* What you have to do:
Emit the data below verbatim, stripping out any pictures.

- - - -

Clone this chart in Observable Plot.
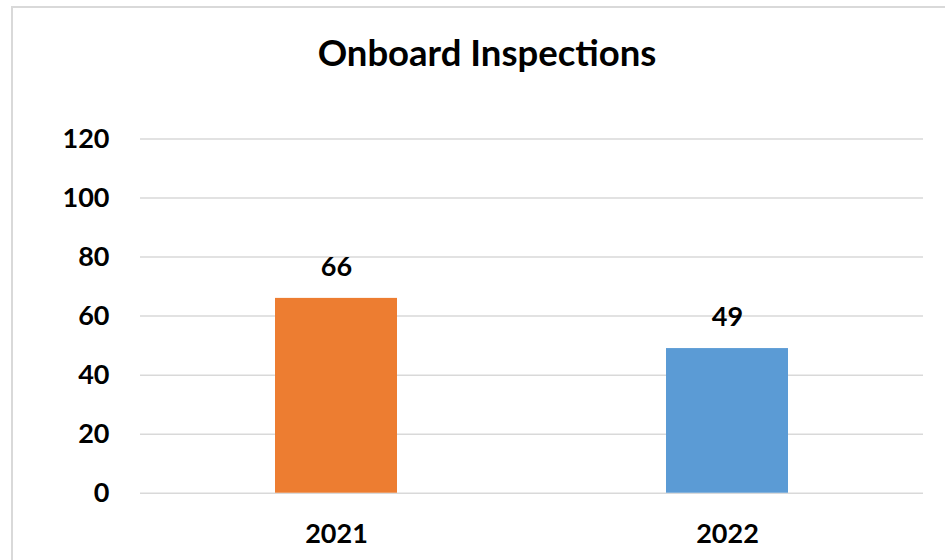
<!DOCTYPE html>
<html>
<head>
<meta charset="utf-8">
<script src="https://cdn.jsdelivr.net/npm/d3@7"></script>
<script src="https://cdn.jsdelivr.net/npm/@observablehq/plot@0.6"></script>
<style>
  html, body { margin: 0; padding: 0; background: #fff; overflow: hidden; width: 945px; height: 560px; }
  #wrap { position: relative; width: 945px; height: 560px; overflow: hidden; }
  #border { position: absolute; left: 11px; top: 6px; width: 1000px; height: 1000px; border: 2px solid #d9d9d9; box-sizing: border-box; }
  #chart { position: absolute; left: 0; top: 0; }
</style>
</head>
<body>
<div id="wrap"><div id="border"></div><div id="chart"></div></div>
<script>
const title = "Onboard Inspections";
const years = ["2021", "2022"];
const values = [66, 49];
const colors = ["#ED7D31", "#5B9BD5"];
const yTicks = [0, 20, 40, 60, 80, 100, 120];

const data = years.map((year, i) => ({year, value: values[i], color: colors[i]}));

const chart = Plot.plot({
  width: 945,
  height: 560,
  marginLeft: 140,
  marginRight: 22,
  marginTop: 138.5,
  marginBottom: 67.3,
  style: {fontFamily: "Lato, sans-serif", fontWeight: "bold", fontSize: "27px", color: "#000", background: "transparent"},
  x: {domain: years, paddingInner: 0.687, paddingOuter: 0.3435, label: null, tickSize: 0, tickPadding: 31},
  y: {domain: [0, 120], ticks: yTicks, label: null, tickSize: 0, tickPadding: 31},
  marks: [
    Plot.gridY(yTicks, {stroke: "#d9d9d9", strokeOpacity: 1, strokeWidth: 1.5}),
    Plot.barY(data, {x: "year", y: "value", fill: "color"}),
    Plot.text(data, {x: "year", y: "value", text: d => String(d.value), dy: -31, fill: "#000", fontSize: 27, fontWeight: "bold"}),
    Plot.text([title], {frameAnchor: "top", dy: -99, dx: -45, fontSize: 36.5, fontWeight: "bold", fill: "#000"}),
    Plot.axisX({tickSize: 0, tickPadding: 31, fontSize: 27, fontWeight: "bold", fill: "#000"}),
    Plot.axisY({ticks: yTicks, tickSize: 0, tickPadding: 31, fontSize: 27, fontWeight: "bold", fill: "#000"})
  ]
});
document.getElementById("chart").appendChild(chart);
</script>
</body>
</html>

- - - -

* Worked answer:
Clone this chart in Observable Plot.
<!DOCTYPE html>
<html>
<head>
<meta charset="utf-8">
<script src="https://cdn.jsdelivr.net/npm/d3@7"></script>
<script src="https://cdn.jsdelivr.net/npm/@observablehq/plot@0.6"></script>
<style>
  html, body { margin: 0; padding: 0; background: #fff; overflow: hidden; width: 945px; height: 560px; }
  #wrap { position: relative; width: 945px; height: 560px; overflow: hidden; }
  #border { position: absolute; left: 11px; top: 6px; width: 1000px; height: 1000px; border: 2px solid #d9d9d9; box-sizing: border-box; }
  #chart { position: absolute; left: 0; top: 0; }
</style>
</head>
<body>
<div id="wrap"><div id="border"></div><div id="chart"></div></div>
<script>
const title = "Onboard Inspections";
const years = ["2021", "2022"];
const values = [66, 49];
const colors = ["#ED7D31", "#5B9BD5"];
const yTicks = [0, 20, 40, 60, 80, 100, 120];

const data = years.map((year, i) => ({year, value: values[i], color: colors[i]}));

const chart = Plot.plot({
  width: 945,
  height: 560,
  marginLeft: 140,
  marginRight: 22,
  marginTop: 138.5,
  marginBottom: 67.3,
  style: {fontFamily: "Lato, sans-serif", fontWeight: "bold", fontSize: "27px", color: "#000", background: "transparent"},
  x: {domain: years, paddingInner: 0.687, paddingOuter: 0.3435, label: null, tickSize: 0, tickPadding: 31},
  y: {domain: [0, 120], ticks: yTicks, label: null, tickSize: 0, tickPadding: 31},
  marks: [
    Plot.gridY(yTicks, {stroke: "#d9d9d9", strokeOpacity: 1, strokeWidth: 1.5}),
    Plot.barY(data, {x: "year", y: "value", fill: "color"}),
    Plot.text(data, {x: "year", y: "value", text: d => String(d.value), dy: -31, fill: "#000", fontSize: 27, fontWeight: "bold"}),
    Plot.text([title], {frameAnchor: "top", dy: -99, dx: -45, fontSize: 36.5, fontWeight: "bold", fill: "#000"}),
    Plot.axisX({tickSize: 0, tickPadding: 31, fontSize: 27, fontWeight: "bold", fill: "#000"}),
    Plot.axisY({ticks: yTicks, tickSize: 0, tickPadding: 31, fontSize: 27, fontWeight: "bold", fill: "#000"})
  ]
});
document.getElementById("chart").appendChild(chart);
</script>
</body>
</html>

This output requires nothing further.